Marie-Magdeleine Davy (« Initiation à la Symbolique Romane ») |
UNIVERS | L’observation nous montre que toutes les galaxies s’éloignent les unes des autres. Le fluide-univers est en expansion comme un pudding aux raisins qui gonfle au four. Quelles sont les dimensions du pudding ? Il pourrait bien être infini… Ce mouvement d’expansion se poursuit depuis environ quinze milliards d’années. C’est l’âge de l’univers. Hubert Reeves (« Patience dans l’Azur », l’Evolution Cosmique) |
UNIVERS | Fille de Chaos, Nuit [Nyx] enfante, sans s’unir à quiconque, comme des émanations qu’elle tire de son propre fond, toutes les forces d’obscurité, de malheur, de désordre et de privation à l’œuvre dans le monde. Ces entités témoignent, par leur existence, de la nécessaire inclusion d’éléments « chaotiques » au sein de l’univers organisé. Elles sont comme l’envers de l’ordre, le prix à payer pour assurer l’émergence d’un cosmos différencié, l’individualisation précise des êtres et de leurs formes.

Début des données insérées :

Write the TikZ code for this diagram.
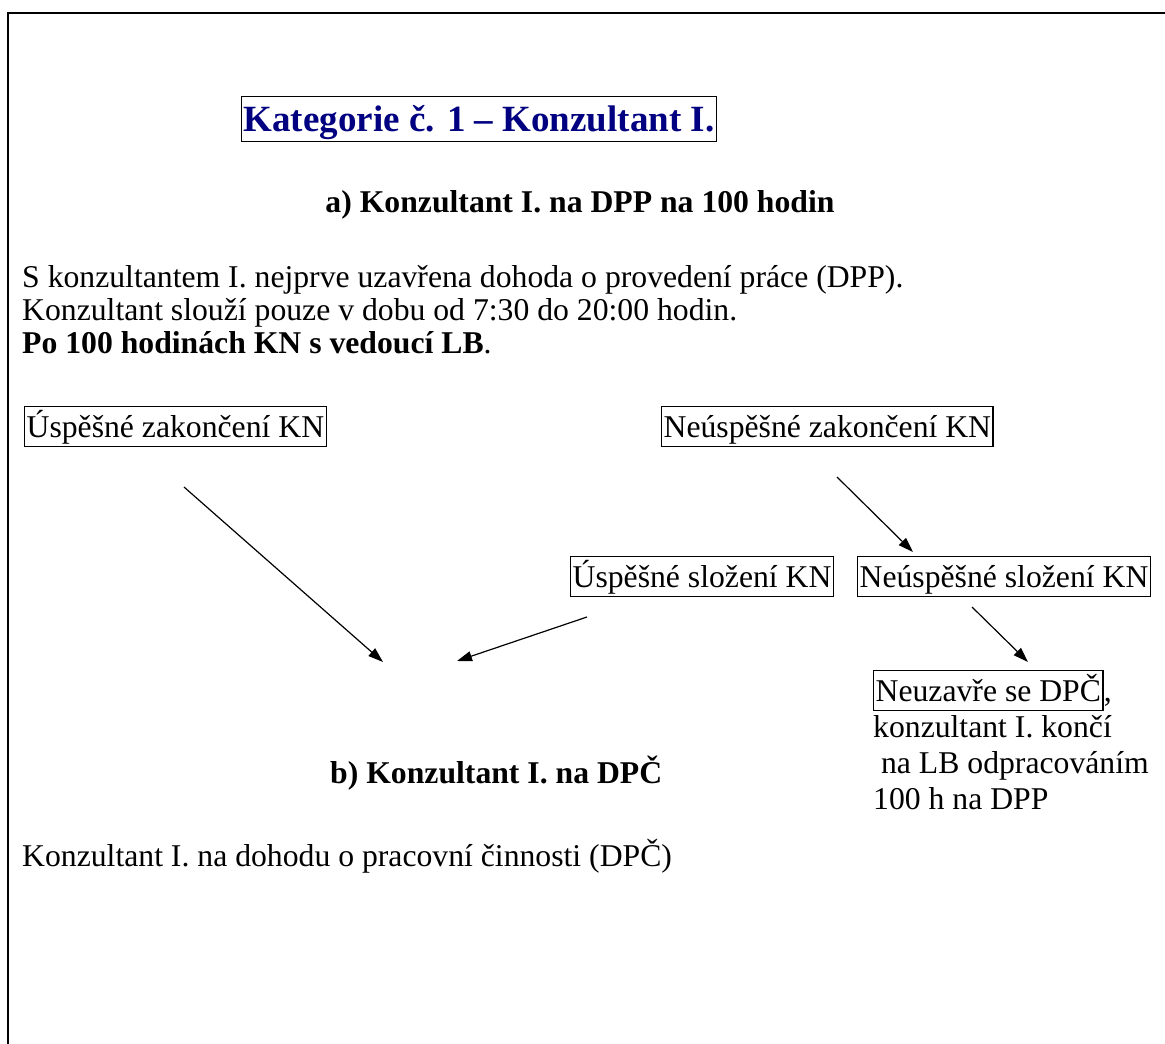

Jean-Pierre Vernant (essai introductif à la « Théogonie » d’Hésiode) |
UNIVERSEL | Affronté au monde extérieur, l’esprit humain n’a cessé d’osciller entre l’un et le multiple. Teilhard parlait du « grand et unique problème, celui de l’Un et du Multiple ». La connaissance dissèque, démembre, particularise : elle découpe en tranches, de plus en plus minces d’ailleurs, la réalité pour mieux en décrire, puis en expliquer, les éléments et les mécanismes. Elle s’enferme dans un pointillisme d’où s’est retiré le sens du cosmique, la fascination de l’universel, la nostalgie de la totalité, abandonnés aux poètes, aux artistes, aux mystiques.
Théodore Monod (« Et si l’Aventure Humaine Devait Échouer ») |
UTOPIE | L’utopie est simplement ce qui n’a pas encore été essayé.